Code that draws figures
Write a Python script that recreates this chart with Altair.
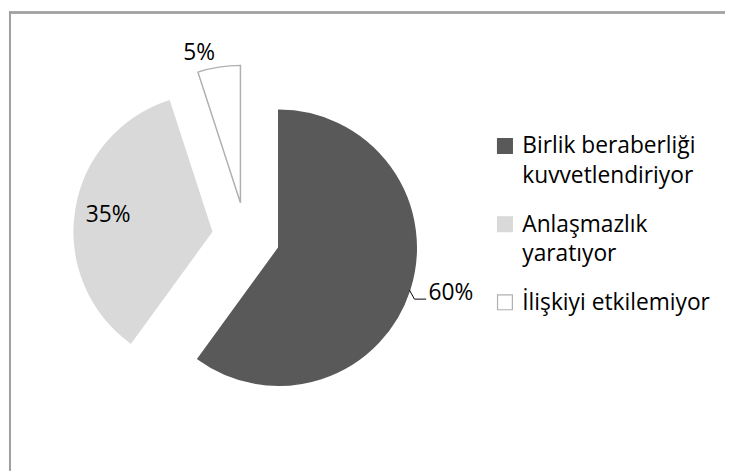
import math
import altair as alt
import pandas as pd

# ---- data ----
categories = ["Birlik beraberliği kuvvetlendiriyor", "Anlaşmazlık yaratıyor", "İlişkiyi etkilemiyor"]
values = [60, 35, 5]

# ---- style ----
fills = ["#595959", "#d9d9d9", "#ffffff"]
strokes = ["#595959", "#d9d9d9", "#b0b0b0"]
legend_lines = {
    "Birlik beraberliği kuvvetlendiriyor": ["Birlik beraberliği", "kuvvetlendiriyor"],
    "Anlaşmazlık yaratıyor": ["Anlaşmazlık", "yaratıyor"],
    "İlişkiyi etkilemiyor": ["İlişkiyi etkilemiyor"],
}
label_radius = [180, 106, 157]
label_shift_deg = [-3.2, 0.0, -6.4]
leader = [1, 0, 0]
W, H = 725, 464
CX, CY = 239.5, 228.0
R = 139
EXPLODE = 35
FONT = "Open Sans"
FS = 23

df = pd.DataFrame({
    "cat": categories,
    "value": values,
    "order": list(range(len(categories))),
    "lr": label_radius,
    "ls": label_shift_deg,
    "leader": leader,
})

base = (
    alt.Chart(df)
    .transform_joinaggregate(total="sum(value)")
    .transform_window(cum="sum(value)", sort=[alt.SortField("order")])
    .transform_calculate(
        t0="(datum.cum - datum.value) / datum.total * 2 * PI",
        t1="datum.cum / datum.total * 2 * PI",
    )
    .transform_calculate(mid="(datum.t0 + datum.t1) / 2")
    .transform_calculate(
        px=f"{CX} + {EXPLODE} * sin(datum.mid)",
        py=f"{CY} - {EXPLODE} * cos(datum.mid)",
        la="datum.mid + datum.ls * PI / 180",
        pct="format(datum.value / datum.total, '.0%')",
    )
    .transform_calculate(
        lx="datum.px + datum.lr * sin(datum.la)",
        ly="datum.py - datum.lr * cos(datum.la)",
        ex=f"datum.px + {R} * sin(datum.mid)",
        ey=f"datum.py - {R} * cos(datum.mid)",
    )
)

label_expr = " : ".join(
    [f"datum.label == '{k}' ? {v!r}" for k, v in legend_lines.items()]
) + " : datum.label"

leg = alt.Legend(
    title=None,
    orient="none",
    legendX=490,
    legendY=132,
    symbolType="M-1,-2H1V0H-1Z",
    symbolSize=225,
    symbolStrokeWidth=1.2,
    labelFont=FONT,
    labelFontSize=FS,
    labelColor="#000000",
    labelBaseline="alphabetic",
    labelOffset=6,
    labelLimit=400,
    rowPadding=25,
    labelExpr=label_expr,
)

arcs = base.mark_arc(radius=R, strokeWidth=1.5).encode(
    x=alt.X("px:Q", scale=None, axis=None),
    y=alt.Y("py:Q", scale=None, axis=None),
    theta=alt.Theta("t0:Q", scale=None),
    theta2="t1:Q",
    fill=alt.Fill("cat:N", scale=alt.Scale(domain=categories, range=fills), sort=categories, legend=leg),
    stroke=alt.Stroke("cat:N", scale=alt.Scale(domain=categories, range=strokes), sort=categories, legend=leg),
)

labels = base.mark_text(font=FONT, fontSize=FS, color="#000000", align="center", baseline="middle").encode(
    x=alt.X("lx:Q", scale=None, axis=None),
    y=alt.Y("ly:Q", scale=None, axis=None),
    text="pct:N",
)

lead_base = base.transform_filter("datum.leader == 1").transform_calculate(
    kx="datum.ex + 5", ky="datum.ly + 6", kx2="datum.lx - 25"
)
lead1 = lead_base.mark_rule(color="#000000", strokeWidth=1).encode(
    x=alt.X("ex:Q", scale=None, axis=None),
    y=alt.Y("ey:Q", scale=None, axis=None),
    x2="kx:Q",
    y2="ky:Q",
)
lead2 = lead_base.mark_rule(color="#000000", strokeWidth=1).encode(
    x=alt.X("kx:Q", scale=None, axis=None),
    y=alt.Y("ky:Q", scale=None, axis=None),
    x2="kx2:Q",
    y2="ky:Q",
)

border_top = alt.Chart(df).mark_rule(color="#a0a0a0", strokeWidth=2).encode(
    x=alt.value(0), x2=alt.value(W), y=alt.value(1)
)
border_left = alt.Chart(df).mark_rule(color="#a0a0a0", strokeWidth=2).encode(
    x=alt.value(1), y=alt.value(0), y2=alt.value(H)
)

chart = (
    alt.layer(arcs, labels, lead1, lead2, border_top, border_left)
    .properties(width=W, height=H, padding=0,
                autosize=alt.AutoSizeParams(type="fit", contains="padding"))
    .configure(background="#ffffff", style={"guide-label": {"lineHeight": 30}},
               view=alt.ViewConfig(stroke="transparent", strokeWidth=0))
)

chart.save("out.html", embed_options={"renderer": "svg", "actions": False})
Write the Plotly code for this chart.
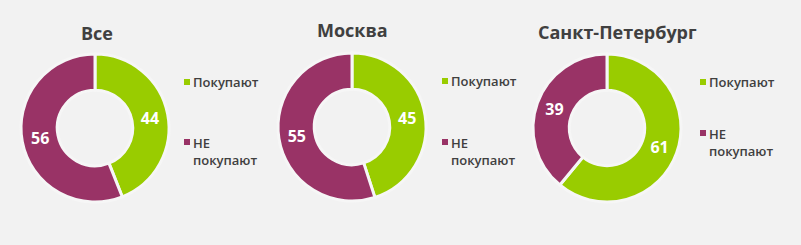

Task goal
Please repeat exactly the data above from its first line to the line that contains "values = [60, 35, 5]", inclusive, and leave every picture out.

Complete answer
Write a Python script that recreates this chart with Altair.
import math
import altair as alt
import pandas as pd

# ---- data ----
categories = ["Birlik beraberliği kuvvetlendiriyor", "Anlaşmazlık yaratıyor", "İlişkiyi etkilemiyor"]
values = [60, 35, 5]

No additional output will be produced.